繊細な技法を駆使し、餅やあんで四季の移ろいを彩り、風流で味わい深い上生菓子。桜をめでる茶会への対応などで春先の和菓子店は繁忙を極めるが、昨春から一変。コロナ禍で宴席や祝い事などがことごとく中止になり、観光客向け土産も振るわない。
 何とかならないか。窮地に立たされた呉市の老舗・蜜屋本舗常務の明神宜之さん(38)は全国の同業者を巻き込み、昨年4月から「旅する和菓子」のネーミングで共同販促の取り組みを始めた。これが全国で評判になり、百貨店の新宿高島屋は今年2月15日から「旅する和菓子」イベントを開き、全国から和菓子の7店が参加。明神さんら4人の職人が店頭で和菓子作りを実演した。
「感染症対策で試食や呼び込みが禁止されるなど厳しい状況だったが、日に日に客が増え、中には何度も来店してくださる方も。最終日は朝から夕方まで客が途切れることがなかった」
 最終的に9日間で当初目標の3倍を売り上げ、関係者を驚かせた。旅行にブレーキがかかり、自粛ムードの中、地域の文化を伝える銘菓が旅情を誘ったのだろうか。

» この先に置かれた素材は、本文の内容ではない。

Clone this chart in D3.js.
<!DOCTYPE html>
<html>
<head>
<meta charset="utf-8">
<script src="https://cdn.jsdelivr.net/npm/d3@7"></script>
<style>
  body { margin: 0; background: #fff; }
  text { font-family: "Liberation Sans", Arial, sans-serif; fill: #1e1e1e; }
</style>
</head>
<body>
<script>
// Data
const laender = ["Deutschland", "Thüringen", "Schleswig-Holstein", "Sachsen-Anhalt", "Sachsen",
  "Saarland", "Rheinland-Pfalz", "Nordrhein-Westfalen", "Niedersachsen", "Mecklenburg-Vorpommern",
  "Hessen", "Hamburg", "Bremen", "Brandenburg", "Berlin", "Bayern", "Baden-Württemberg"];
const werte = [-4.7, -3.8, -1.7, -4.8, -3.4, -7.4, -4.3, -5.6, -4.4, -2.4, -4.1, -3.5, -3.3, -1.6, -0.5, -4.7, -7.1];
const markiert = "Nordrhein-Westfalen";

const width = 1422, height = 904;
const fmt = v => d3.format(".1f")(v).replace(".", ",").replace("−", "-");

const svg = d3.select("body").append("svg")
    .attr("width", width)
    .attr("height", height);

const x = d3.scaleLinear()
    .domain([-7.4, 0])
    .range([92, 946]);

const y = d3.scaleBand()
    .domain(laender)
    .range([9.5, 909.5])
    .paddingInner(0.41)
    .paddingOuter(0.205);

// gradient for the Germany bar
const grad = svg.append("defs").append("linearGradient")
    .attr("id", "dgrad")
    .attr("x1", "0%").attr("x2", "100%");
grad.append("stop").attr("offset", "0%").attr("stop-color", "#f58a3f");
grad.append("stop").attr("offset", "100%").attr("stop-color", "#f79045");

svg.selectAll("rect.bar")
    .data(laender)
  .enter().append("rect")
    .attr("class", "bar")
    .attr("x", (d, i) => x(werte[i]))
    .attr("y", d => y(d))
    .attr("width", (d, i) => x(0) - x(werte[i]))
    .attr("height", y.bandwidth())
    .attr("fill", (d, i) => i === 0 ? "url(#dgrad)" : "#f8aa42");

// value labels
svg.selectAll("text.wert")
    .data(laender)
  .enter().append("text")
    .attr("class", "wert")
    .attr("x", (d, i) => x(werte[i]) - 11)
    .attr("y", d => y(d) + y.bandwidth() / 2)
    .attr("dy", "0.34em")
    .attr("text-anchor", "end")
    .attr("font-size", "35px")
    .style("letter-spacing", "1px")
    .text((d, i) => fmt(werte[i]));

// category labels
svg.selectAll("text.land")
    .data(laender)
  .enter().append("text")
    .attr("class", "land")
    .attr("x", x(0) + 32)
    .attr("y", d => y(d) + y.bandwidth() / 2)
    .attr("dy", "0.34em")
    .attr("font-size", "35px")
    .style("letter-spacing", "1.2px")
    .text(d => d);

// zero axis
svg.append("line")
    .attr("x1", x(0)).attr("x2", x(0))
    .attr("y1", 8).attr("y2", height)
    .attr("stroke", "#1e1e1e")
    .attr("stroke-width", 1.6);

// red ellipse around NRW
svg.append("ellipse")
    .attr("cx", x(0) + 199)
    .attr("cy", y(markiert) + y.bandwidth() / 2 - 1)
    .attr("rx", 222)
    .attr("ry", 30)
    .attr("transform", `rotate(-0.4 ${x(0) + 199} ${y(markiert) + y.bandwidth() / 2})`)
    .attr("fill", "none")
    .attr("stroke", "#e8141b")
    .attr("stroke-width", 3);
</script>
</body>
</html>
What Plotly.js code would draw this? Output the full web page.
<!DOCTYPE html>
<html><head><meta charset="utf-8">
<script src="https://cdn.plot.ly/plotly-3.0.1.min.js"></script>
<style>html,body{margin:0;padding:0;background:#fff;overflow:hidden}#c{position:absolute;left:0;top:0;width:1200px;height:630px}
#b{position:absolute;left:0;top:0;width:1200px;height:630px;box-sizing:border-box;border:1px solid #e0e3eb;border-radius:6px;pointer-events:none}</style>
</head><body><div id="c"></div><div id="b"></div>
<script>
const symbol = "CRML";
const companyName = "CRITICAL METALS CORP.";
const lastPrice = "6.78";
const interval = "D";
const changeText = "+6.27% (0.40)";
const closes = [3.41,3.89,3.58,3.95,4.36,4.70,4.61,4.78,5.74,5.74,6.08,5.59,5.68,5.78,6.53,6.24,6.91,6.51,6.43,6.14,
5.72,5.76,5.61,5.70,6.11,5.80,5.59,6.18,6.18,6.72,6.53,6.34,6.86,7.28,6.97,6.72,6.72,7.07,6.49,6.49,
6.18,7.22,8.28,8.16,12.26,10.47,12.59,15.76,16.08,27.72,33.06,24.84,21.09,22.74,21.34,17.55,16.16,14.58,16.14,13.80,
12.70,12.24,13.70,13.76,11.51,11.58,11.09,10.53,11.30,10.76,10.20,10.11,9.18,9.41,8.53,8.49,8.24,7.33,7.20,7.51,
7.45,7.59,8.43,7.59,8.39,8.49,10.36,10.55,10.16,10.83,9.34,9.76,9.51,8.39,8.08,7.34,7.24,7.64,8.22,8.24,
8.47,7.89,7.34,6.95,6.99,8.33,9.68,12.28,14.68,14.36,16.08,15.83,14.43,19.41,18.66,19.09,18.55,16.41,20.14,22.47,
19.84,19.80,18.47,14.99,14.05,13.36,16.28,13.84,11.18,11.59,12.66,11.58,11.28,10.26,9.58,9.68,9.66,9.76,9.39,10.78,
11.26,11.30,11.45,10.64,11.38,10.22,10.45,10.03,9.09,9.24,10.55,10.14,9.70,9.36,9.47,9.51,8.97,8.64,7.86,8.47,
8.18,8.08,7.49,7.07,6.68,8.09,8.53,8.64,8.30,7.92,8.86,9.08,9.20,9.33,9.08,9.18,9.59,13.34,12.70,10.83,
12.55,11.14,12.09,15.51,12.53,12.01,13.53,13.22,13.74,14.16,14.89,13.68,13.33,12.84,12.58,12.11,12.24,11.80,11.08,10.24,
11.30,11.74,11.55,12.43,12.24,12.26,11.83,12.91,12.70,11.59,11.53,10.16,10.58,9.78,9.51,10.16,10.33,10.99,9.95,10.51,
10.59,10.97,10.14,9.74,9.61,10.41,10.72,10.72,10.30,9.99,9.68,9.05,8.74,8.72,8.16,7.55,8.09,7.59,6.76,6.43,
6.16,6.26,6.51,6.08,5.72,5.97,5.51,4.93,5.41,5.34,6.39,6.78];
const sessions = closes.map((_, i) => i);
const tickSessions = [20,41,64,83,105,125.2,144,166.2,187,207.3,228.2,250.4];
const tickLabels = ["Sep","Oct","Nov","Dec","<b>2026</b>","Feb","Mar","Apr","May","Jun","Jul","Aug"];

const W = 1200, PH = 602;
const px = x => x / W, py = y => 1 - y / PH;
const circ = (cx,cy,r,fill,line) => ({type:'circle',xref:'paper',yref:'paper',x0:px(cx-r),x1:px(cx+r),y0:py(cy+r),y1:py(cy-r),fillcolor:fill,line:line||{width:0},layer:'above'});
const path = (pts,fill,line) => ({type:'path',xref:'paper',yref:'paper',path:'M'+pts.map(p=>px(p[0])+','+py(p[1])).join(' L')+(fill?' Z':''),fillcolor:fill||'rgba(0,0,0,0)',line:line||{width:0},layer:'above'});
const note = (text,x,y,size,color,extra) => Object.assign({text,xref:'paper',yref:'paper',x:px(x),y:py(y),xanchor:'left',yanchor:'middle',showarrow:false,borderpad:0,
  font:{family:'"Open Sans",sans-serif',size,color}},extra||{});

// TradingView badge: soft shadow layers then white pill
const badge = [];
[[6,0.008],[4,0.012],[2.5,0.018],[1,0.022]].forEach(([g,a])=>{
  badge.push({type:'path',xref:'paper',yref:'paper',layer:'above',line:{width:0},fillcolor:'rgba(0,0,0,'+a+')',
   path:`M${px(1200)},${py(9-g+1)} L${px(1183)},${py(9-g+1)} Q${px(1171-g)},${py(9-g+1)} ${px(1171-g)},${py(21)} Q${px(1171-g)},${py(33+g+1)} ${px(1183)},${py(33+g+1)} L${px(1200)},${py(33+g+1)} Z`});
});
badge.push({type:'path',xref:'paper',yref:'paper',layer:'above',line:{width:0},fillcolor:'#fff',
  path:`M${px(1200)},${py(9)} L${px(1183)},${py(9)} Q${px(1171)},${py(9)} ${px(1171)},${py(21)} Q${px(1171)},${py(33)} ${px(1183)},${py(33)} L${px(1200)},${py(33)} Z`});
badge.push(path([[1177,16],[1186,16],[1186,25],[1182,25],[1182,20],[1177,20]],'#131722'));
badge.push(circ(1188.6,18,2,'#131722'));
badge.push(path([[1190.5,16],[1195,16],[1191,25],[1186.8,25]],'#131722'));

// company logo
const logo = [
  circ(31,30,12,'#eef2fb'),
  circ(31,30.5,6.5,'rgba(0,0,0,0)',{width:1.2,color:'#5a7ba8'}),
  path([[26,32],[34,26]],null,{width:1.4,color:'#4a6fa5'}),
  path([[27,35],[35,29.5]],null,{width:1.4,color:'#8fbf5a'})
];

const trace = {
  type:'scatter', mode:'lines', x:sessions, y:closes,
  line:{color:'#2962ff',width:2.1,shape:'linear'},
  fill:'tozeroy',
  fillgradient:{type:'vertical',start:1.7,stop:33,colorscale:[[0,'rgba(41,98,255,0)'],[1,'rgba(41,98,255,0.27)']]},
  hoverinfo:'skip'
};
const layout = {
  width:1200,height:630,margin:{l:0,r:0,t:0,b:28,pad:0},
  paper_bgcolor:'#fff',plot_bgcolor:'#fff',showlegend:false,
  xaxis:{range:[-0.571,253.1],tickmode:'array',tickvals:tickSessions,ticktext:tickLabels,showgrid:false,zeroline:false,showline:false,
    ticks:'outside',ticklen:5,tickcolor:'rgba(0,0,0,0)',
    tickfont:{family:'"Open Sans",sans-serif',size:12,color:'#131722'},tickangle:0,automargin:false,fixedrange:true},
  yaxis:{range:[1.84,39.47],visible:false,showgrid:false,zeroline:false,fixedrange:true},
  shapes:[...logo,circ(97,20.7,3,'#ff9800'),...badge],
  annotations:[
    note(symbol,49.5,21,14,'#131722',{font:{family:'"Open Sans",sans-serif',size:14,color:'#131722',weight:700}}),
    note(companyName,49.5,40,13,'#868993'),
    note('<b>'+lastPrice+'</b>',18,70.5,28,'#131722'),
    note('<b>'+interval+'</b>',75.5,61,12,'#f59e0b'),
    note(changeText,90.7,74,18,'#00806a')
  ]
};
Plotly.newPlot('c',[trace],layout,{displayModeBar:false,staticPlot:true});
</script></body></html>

 さらに百貨店バイヤーからのアドバイスが響いた。どんなに忙しくても実演は見やすいよう、興味を引くよう、ときに言葉を添え、プロとして楽しませなければならない。目の前のスペースは菓子作りの作業台ではなく、君たちのステージ。自信を持って振る舞ってほしいと言う。良い物を作るだけではなく、魅力を伝える努力が欠かせないと改めて気付かされる。
 ひらめきから旅する和菓子企画が始まり、この一年で着々と実績を重ねた。
「昨年3月、店を構える広島駅の土産物売り場が休館となり、多くの在庫が行き先を失った。このまま経営を続けられるのか、不安だった。そうした渦中で、東京の製菓学校で共に学び、全国で活動する同年代の和菓子職人たちと情報交換するうち、ひらめきがあった。当社の蜜饅頭もそうだが、各地にその土地で長く愛され、その場でしか食べられない銘菓がある。それを統一の企画で相互にネット販売すれば、多くの人に届けられると考えた」
 初回は、明神さんが職人として上生菓子などを実演販売する旬月神楽(中区白島中町と西区庚午北)のどら焼きをはじめ、石川県の干し菓子、栃木県の煎餅、埼玉県のコーヒーをセットにした。複数メディアに取り上げられ、300セットを数日で売り切った。
「業界全体を盛り上げなければと考え、わずかなルールだけを決め、あとは全国の店が自由にやっても良いことにした。販促物などを共有し、皆が取り組みやすくした」
 地域に根差した職人が県境を越え協力することで、新たな価値を生む。これまでの6回に岩手、石川、岐阜、三重、岡山、香川などから計17店が参加。毎回、なかなか手に入らない個性豊かな和菓子が味わえると評判を呼び、計2400セットを売った。
 県内に2人しかいない全国和菓子協会の「優秀和菓子職」の1人で、政府の文化事業で欧州やアジア各国に派遣された経験も。日本の誇る伝統技術を携え、世界的に珍しい油を使わないスイーツを切り札に海外へ旅する夢を描く。